Впечатление, которое произвел на меня Островский, можно назвать резко контрастным, и, главным образом, оно было ободряющим. То, что Николай лежит, что он разбит, не видит и т. п. — это все внешнее. Сущность — это силач, доблестный парень, боец. Да, в нем все еще чувствуется красноармеец. Он чувствует себя в рядах, и он в рядах, даже передовых. А то, что он физически таков, кажется даже ерундой, атрибутом страшноватым, но преодолимым, временным и, безусловно, неокончательным»[67].
Строки эти довольно точно передают впечатление, которое производил Островский на многих своих посетителей.
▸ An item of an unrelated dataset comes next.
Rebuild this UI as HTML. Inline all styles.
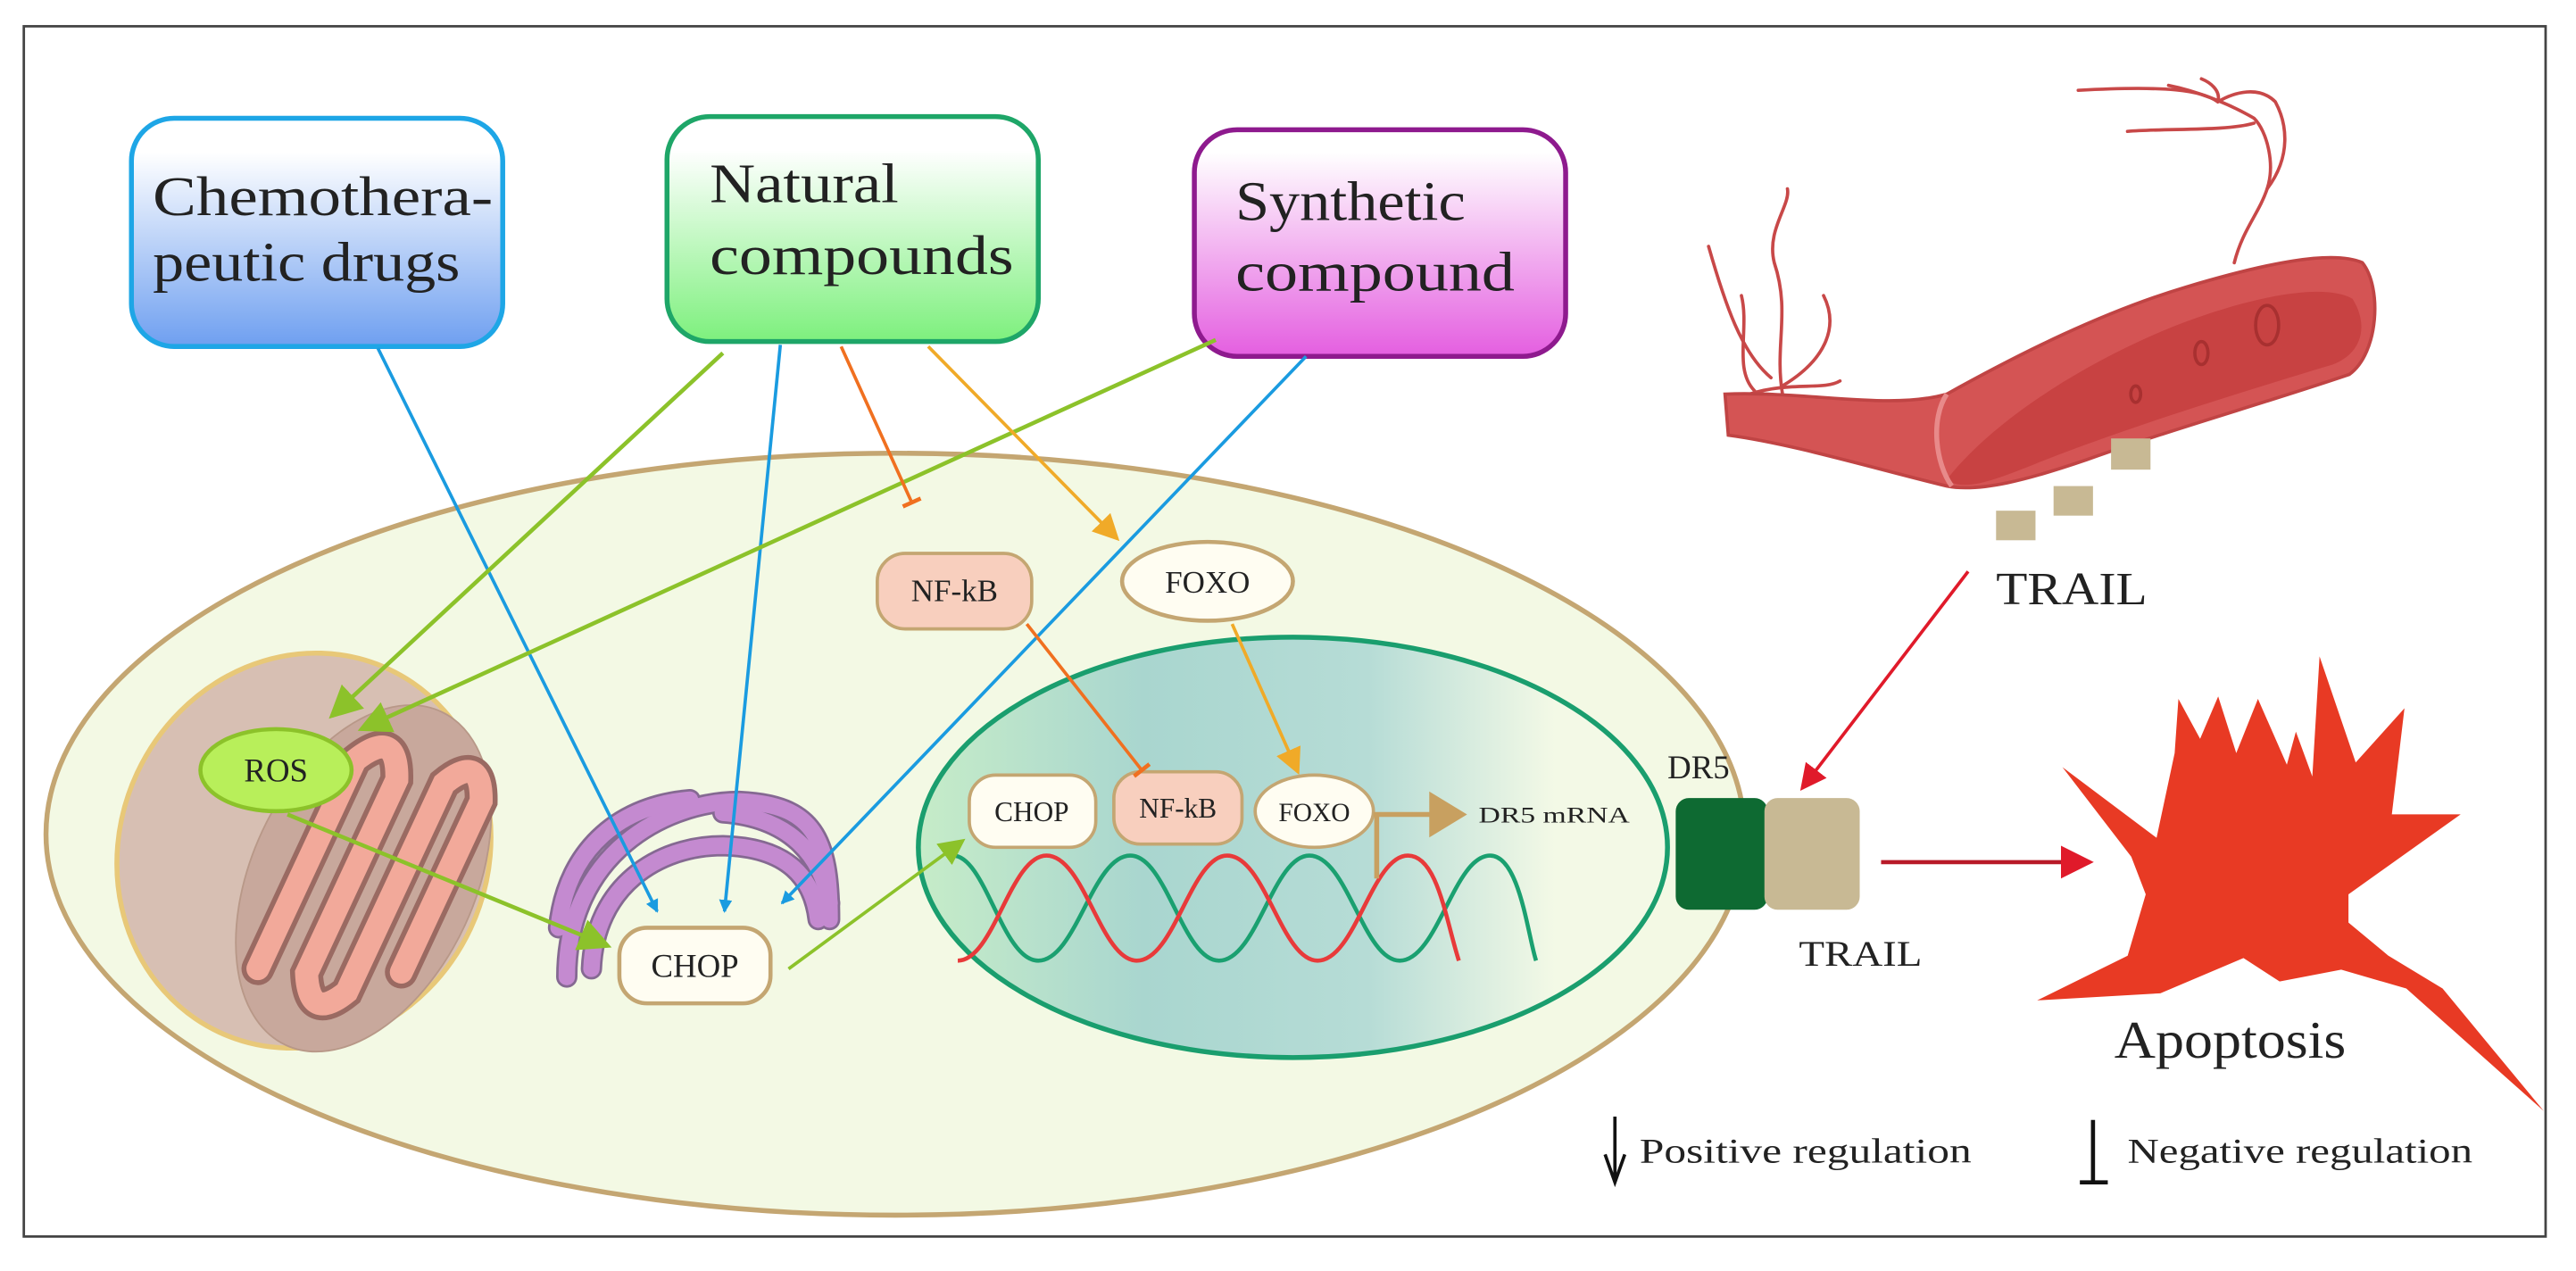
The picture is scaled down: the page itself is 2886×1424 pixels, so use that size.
<!DOCTYPE html>
<html><head><meta charset="utf-8"><style>
html,body{margin:0;padding:0;background:#fff;width:2886px;height:1424px;overflow:hidden}
svg{display:block}
text{font-family:"Liberation Serif",serif;fill:#222}
</style></head><body>
<svg width="2886" height="1424" viewBox="0 0 1568 774" preserveAspectRatio="none" xmlns="http://www.w3.org/2000/svg">
<defs>
<linearGradient id="gb" x1="0" y1="0" x2="0" y2="1"><stop offset="0.15" stop-color="#fff"/><stop offset="1" stop-color="#6e9ff0"/></linearGradient>
<linearGradient id="gg" x1="0" y1="0" x2="0" y2="1"><stop offset="0.15" stop-color="#fff"/><stop offset="1" stop-color="#7df07d"/></linearGradient>
<linearGradient id="gp" x1="0" y1="0" x2="0" y2="1"><stop offset="0.1" stop-color="#fff"/><stop offset="1" stop-color="#e45ee0"/></linearGradient>
<linearGradient id="gn" x1="0" y1="0" x2="1" y2="0"><stop offset="0" stop-color="#c6ecc8"/><stop offset="0.3" stop-color="#a9d6cf"/><stop offset="0.6" stop-color="#b6dcd6"/><stop offset="0.85" stop-color="#f3f9e6"/></linearGradient>
<marker id="ab" markerWidth="8" markerHeight="8" refX="7" refY="4" orient="auto" markerUnits="userSpaceOnUse" viewBox="0 0 8 8"><path d="M0,0 L8,4 L0,8z" fill="#1a9be0"/></marker>
<marker id="ag" markerWidth="8" markerHeight="8" refX="7" refY="4" orient="auto" markerUnits="strokeWidth" viewBox="0 0 8 8"><path d="M0,0 L8,4 L0,8z" fill="#8cc22a"/></marker>
<marker id="ay" markerWidth="8" markerHeight="8" refX="7" refY="4" orient="auto" markerUnits="strokeWidth" viewBox="0 0 8 8"><path d="M0,0 L8,4 L0,8z" fill="#f0aa28"/></marker>
<marker id="ar" markerWidth="8" markerHeight="8" refX="7" refY="4" orient="auto" markerUnits="strokeWidth" viewBox="0 0 8 8"><path d="M0,0 L8,4 L0,8z" fill="#e01a2a"/></marker>
<marker id="tb" markerWidth="4" markerHeight="12" refX="2" refY="6" orient="auto" markerUnits="userSpaceOnUse" viewBox="0 0 4 12"><path d="M2,0 L2,12" stroke="#f07020" stroke-width="2.5"/></marker>
</defs>
<rect x="14.5" y="16" width="1535" height="737" fill="#fff" stroke="#444" stroke-width="1.5"/>

<!-- blood vessel -->
<g fill="none" stroke="#c84848" stroke-width="2" stroke-linecap="round">
<path d="M1085,240 C1080,210 1090,190 1080,160 C1075,140 1090,125 1088,115"/>
<path d="M1078,230 C1060,215 1050,185 1040,150"/>
<path d="M1085,235 C1110,220 1120,200 1110,180"/>
<path d="M1068,238 C1055,225 1065,200 1060,180"/>
<path d="M1065,240 C1090,232 1110,238 1120,232"/>
<path d="M1360,160 C1365,140 1375,130 1380,115 C1385,100 1380,80 1372,72 C1355,62 1335,55 1320,52"/>
<path d="M1380,115 C1395,95 1392,75 1385,62 C1375,52 1360,56 1350,62 C1340,55 1320,52 1265,55"/>
<path d="M1372,75 C1355,80 1320,78 1295,80"/>
<path d="M1350,62 C1352,55 1345,50 1340,48"/>
</g>
<path d="M1050,240 C1100,238 1150,250 1185,240 C1230,215 1280,190 1330,175 C1380,160 1420,152 1438,160 C1450,175 1448,215 1430,228 C1380,245 1320,262 1270,280 C1235,292 1205,300 1185,296 C1140,285 1090,270 1052,265 Z" fill="#d45454" stroke="#c04444" stroke-width="2"/>
<path d="M1185,292 C1210,260 1260,225 1320,200 C1370,180 1415,172 1432,182 C1442,198 1438,215 1420,222 C1360,240 1290,262 1240,282 C1215,292 1195,300 1185,292Z" fill="#c84242"/>
<path d="M1185,240 C1175,255 1178,282 1188,296" fill="none" stroke="#e88a8a" stroke-width="3"/>
<ellipse cx="1380" cy="198" rx="7" ry="12" fill="none" stroke="#a83030" stroke-width="2"/>
<ellipse cx="1340" cy="215" rx="4" ry="7" fill="none" stroke="#a83030" stroke-width="2"/>
<ellipse cx="1300" cy="240" rx="3" ry="5" fill="none" stroke="#a83030" stroke-width="2"/>
<rect x="1285" y="267" width="24" height="19" fill="#c8b994"/>
<rect x="1250" y="296" width="24" height="18" fill="#c8b994"/>
<rect x="1215" y="311" width="24" height="18" fill="#c8b994"/>
<text x="1215" y="368" font-size="28" textLength="92" lengthAdjust="spacingAndGlyphs">TRAIL</text>

<!-- cell -->
<ellipse cx="545" cy="508" rx="517" ry="232" fill="#f3f9e4" stroke="#c4a672" stroke-width="3"/>
<!-- mitochondrion -->
<g transform="rotate(25 185 518)">
<ellipse cx="185" cy="518" rx="112" ry="122" fill="#d7bfb3" stroke="#e8c878" stroke-width="3"/>
<ellipse cx="225" cy="518" rx="68" ry="112" fill="#c8a89c" stroke="#b89888" stroke-width="1"/>
<path d="M190,595 L190,455 Q205,425 218,455 L218,585 Q232,612 245,585 L245,445 Q258,418 270,445 L270,560" fill="none" stroke="#9a6a62" stroke-width="20" stroke-linecap="round"/>
<path d="M190,595 L190,455 Q205,425 218,455 L218,585 Q232,612 245,585 L245,445 Q258,418 270,445 L270,560" fill="none" stroke="#f2a99a" stroke-width="14" stroke-linecap="round"/>
</g>
<ellipse cx="168" cy="469" rx="46" ry="25" fill="#b8ef5a" stroke="#8cc22a" stroke-width="2.5"/>
<text x="168" y="476" font-size="20" text-anchor="middle">ROS</text>
<!-- ER -->
<g fill="none" stroke="#7a5a8a" stroke-width="13" stroke-linecap="round" opacity="0.9">
<path d="M345,595 C345,520 405,488 450,488 C495,490 505,510 505,560"/>
<path d="M340,565 C345,515 380,490 420,487"/>
<path d="M440,495 C480,498 500,520 505,550"/>
<path d="M360,590 C362,540 400,515 440,515 C480,516 495,535 498,560"/>
</g>
<g fill="none" stroke="#c48ad0" stroke-width="10" stroke-linecap="round">
<path d="M345,595 C345,520 405,488 450,488 C495,490 505,510 505,560"/>
<path d="M340,565 C345,515 380,490 420,487"/>
<path d="M440,495 C480,498 500,520 505,550"/>
<path d="M360,590 C362,540 400,515 440,515 C480,516 495,535 498,560"/>
</g>
<rect x="377" y="565" width="92" height="46" rx="17" fill="#fffdf2" stroke="#c4a672" stroke-width="2.5"/>
<text x="423" y="595" font-size="20" text-anchor="middle">CHOP</text>

<!-- nucleus -->
<ellipse cx="787" cy="516" rx="228" ry="128" fill="url(#gn)" stroke="#1a9e6e" stroke-width="3"/>
<path d="M580,521 C600,521 610,585 632,585 C655,585 665,521 688,521 C710,521 720,585 742,585 C765,585 775,521 797,521 C820,521 830,585 852,585 C875,585 885,521 907,521 C925,521 930,570 935,585" fill="none" stroke="#1aa070" stroke-width="2.5"/>
<path d="M583,585 C605,585 615,521 637,521 C660,521 670,585 692,585 C715,585 725,521 747,521 C770,521 780,585 802,585 C825,585 835,521 857,521 C875,521 880,560 888,585" fill="none" stroke="#e83a3a" stroke-width="2.5"/>
<rect x="590" y="472" width="77" height="44" rx="16" fill="#fffdf2" stroke="#c4a672" stroke-width="2"/>
<text x="628" y="500" font-size="17" text-anchor="middle">CHOP</text>
<rect x="678" y="470" width="78" height="44" rx="16" fill="#f8cfbe" stroke="#c4a672" stroke-width="2"/>
<text x="717" y="498" font-size="17" text-anchor="middle">NF-kB</text>
<ellipse cx="800" cy="494" rx="36" ry="22" fill="#fffdf2" stroke="#c4a672" stroke-width="2"/>
<text x="800" y="500" font-size="16" text-anchor="middle">FOXO</text>
<path d="M838,496 L838,535 M836,496 L872,496" stroke="#c8a060" stroke-width="3" fill="none"/>
<path d="M870,482 L893,496 L870,510z" fill="#c8a060"/>
<text x="900" y="501" font-size="14" textLength="92" lengthAdjust="spacingAndGlyphs">DR5 mRNA</text>

<rect x="534" y="337" width="94" height="46" rx="17" fill="#f8cfbe" stroke="#c4a672" stroke-width="2"/>
<text x="581" y="366" font-size="19" text-anchor="middle">NF-kB</text>
<ellipse cx="735" cy="354" rx="52" ry="24" fill="#fffdf2" stroke="#c4a672" stroke-width="2.5"/>
<text x="735" y="361" font-size="19" text-anchor="middle">FOXO</text>

<!-- DR5 receptor -->
<rect x="1020" y="486" width="56" height="68" rx="8" fill="#0e6a32"/>
<rect x="1074" y="486" width="58" height="68" rx="8" fill="#c8b994"/>
<text x="1015" y="474" font-size="20">DR5</text>
<text x="1095" y="588" font-size="22" textLength="75" lengthAdjust="spacingAndGlyphs">TRAIL</text>

<!-- apoptosis -->
<path d="M1323.7,458.6 L1326,425.6 L1339.2,449.9 L1350.2,424.1 L1361.2,458.6 L1374.4,425.6 L1392,465.7 L1397.5,445.6 L1407.5,472.9 L1411.9,399.7 L1433.9,464.3 L1463.6,431.3 L1455.9,495.9 L1497.8,495.9 L1429.5,544.6 L1429.5,561.8 L1453.7,581.9 L1486.8,602 L1548.4,676.6 L1464.7,602 L1425.1,590.5 L1387.6,597.7 L1365.6,583.4 L1315,604.9 L1240,609.2 L1295.1,582 L1306.1,544.6 L1297.3,521.7 L1255.4,467.2 L1312.7,510.2 Z" fill="#e83a24"/>
<text x="1287" y="644" font-size="32" textLength="141" lengthAdjust="spacingAndGlyphs">Apoptosis</text>

<!-- source boxes -->
<rect x="80" y="72" width="226" height="139" rx="26" fill="url(#gb)" stroke="#1ea6e6" stroke-width="3"/>
<text x="93" y="131" font-size="34" textLength="207" lengthAdjust="spacingAndGlyphs">Chemothera-</text>
<text x="93" y="171" font-size="34" textLength="187" lengthAdjust="spacingAndGlyphs">peutic drugs</text>
<rect x="406" y="71" width="226" height="137" rx="26" fill="url(#gg)" stroke="#1ea668" stroke-width="3"/>
<text x="432" y="123" font-size="34" textLength="115" lengthAdjust="spacingAndGlyphs">Natural</text>
<text x="432" y="167" font-size="34" textLength="185" lengthAdjust="spacingAndGlyphs">compounds</text>
<rect x="727" y="79" width="226" height="138" rx="26" fill="url(#gp)" stroke="#8e1a8e" stroke-width="3"/>
<text x="752" y="134" font-size="34" textLength="140" lengthAdjust="spacingAndGlyphs">Synthetic</text>
<text x="752" y="177" font-size="34" textLength="170" lengthAdjust="spacingAndGlyphs">compound</text>

<!-- arrows -->
<g fill="none" stroke-width="2">
<line x1="230" y1="212" x2="400" y2="555" stroke="#1a9be0" marker-end="url(#ab)"/>
<line x1="475" y1="210" x2="441" y2="555" stroke="#1a9be0" marker-end="url(#ab)"/>
<line x1="795" y1="217" x2="476" y2="550" stroke="#1a9be0" marker-end="url(#ab)"/>
<line x1="440" y1="215" x2="202" y2="436" stroke="#8cc22a" stroke-width="2.5" marker-end="url(#ag)"/>
<line x1="740" y1="207" x2="220" y2="444" stroke="#8cc22a" stroke-width="2.5" marker-end="url(#ag)"/>
<line x1="175" y1="496" x2="370" y2="576" stroke="#8cc22a" stroke-width="2.5" marker-end="url(#ag)"/>
<line x1="480" y1="590" x2="586" y2="512" stroke="#8cc22a" stroke-width="2" marker-end="url(#ag)"/>
<line x1="512" y1="211" x2="555" y2="306" stroke="#f07020" marker-end="url(#tb)"/>
<line x1="625" y1="380" x2="695" y2="469" stroke="#f07020" marker-end="url(#tb)"/>
<line x1="565" y1="211" x2="680" y2="328" stroke="#f0aa28" stroke-width="2" marker-end="url(#ay)"/>
<line x1="750" y1="380" x2="790" y2="470" stroke="#f0aa28" stroke-width="2" marker-end="url(#ay)"/>
<line x1="1198" y1="348" x2="1097" y2="480" stroke="#e01a2a" stroke-width="2" marker-end="url(#ar)"/>
<line x1="1145" y1="525" x2="1272" y2="525" stroke="#b81a28" stroke-width="2.5" marker-end="url(#ar)"/>
</g>

<!-- legend -->
<path d="M983,680 L983,718 M977,703 L983,720 L989,703" stroke="#111" stroke-width="2" fill="none"/>
<text x="998" y="708" font-size="21" textLength="202" lengthAdjust="spacingAndGlyphs">Positive regulation</text>
<path d="M1274,682 L1274,720 M1266,720 L1283,720" stroke="#111" stroke-width="2.5" fill="none"/>
<text x="1295" y="708" font-size="21" textLength="210" lengthAdjust="spacingAndGlyphs">Negative regulation</text>
</svg>
</body></html>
«Горящим факелом активности» назвал Островского — слепого и неподвижного — Ромэн Роллан. Он был прав. Факел этот никогда не угасал. Он разгорался тем яростней и ярче, чем сильнее налетали на него встречные лобовые ветры. Его нельзя было потушить.
Страдания не подрезали крыльев корчагинского оптимизма, краски жизни для него не потускнели. Он научился лишь еще более ценить «тип человека, умеющего переносить страдания, не показывая их всем и каждому».
Те, кто бывал у Островского, слышал его вдохновенную речь и следил за стремительным полетом большой и умной мысли, забывали, что сидели у постели человека, сраженного тяжелым недугом. Никогда и ничем не напоминал он о своей болезни. Он обычно говорил: «Когда я закрываю глаза…» И вы не вспоминали в тот момент, что его глаза уже закрыты много лет. Он жаловался на «проклятый грипп», и всем казалось, что только эта болезнь его и беспокоила. Он был слеп и говорил: «Я читаю»; он не мог шевельнуть рукой и говорил: «Я пишу»; он не мог двигаться и говорил: «Я собираюсь поехать». Слепой, он был зорче многих зрячих; неподвижный, он был подвижнее многих двигающихся; тяжело больной, он излучал столько тепла, бодрости, энергии, что люди, сидящие у его постели, чувствовали себя как-то неловко, казалось, что нездоровы они, а не Островский.
О возможной смерти своей он сказал однажды пишущему эти строки:
— Если тебе сообщат, что Николай умер, не верь до тех пор, пока сам не придешь и не убедишься в этом. Но если я все же окажусь сраженным, не пиши, как обычно пишут в некрологах: «Он мог бы еще жить». Знай: если хоть, одна клетка моего организма могла бы жить, могла бы сопротивляться, я бы жил, я бы сопротивлялся… Я уйду лишь абсолютно разгромленным. Я покажу ей, старой ведьме, как умирают большевики.
Членский билет Союза советских писателей СССР, врученный Н. Островскому и подписанный А. М. Горьким и А. С. Щербаковым.
Островский мечтал побить рекорд долголетия. Он не побил его в обыкновенном, физическом смысле этих слов. Но он безусловно поставил рекорд жизнедеятельности, жизнеактивности. Его положение было безнадежным, меч смерти, висел над его головой, а он, презирая смерть, жил так энергично, так щедро, как могут жить лишь редкие по своей полноценности люди.
Это и ощутил Матэ Залка.
Островский подолгу беседовал с ним о литературе, обсуждал написанное, делился своими замыслами.